Birkenhead Tramway

Merseyside Tramway Preservation Society:  Birkenhead Corporation Tramways 20 at Woodside Ferry

Merseyside Tramway Preservation Society: Birkenhead Corporation Tramways 20 at Woodside Ferry

Photo:  Janet Miles

The first time I visited the Birkenhead Tramway, which preserves a representative collection of trams from both sides of the River Mersey along with numerous buses and cars, I fell into a conversation that highlighted why individuals give up so much time literally to make such museums work.

I asked one of the museum workers about the Birkenhead tram we were standing next to.  This splendid vehicle had spent the years 1937-1983 as a potting shed, and the Merseyside Tramway Preservation Society rescued it by providing the owner with a brand-new potting shed.  I asked how much of the original tram still survived.

The short answer is – the middle bit downstairs.  The ends, the top deck and the running gear are all second-hand or fabricated – necessarily, because who needs a double-deck potting-shed with wheels and a trolley pole?  My guide showed me the high-quality original interior woodwork, including the finely carved borough coats-of-arms, that had remained untouched and had polished up marvellously.

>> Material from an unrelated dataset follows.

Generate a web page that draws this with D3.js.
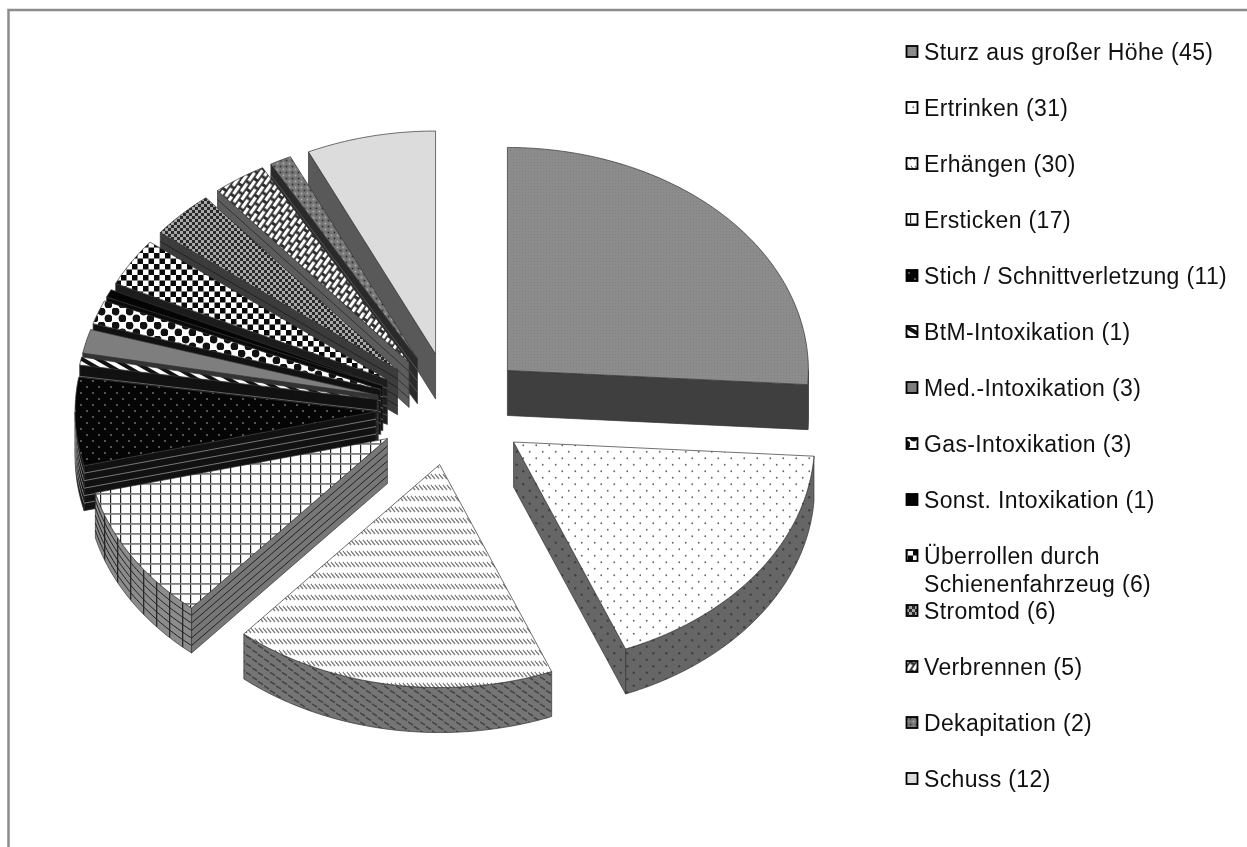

I asked a question that had fascinated me:  he was nowhere near thirty years of age, so why did he spend time preserving a mode of transport that virtually died out long before he was born?  I’m the last generation that can recall traditional street tramways in such cities as Liverpool;  for him, they’re out of the history books.

He told me he was a graduate engineer.  In his daily work he sits at a computer screen.  Occasionally he clicks his mouse and eventually a lathe or cutting-machine miles away springs into action which he never sees.

As he put it, by coming down to Taylor Street once or twice a week, he sees a potting shed gradually resurrected.  Metal, wood, glass and paint come together and eventually, after two or three years, the pole is lifted to the overhead wire, the thing lights up and trundles away.  That’s real engineering.

And that’s why we should all be grateful to “anoraks” – and “overalls”.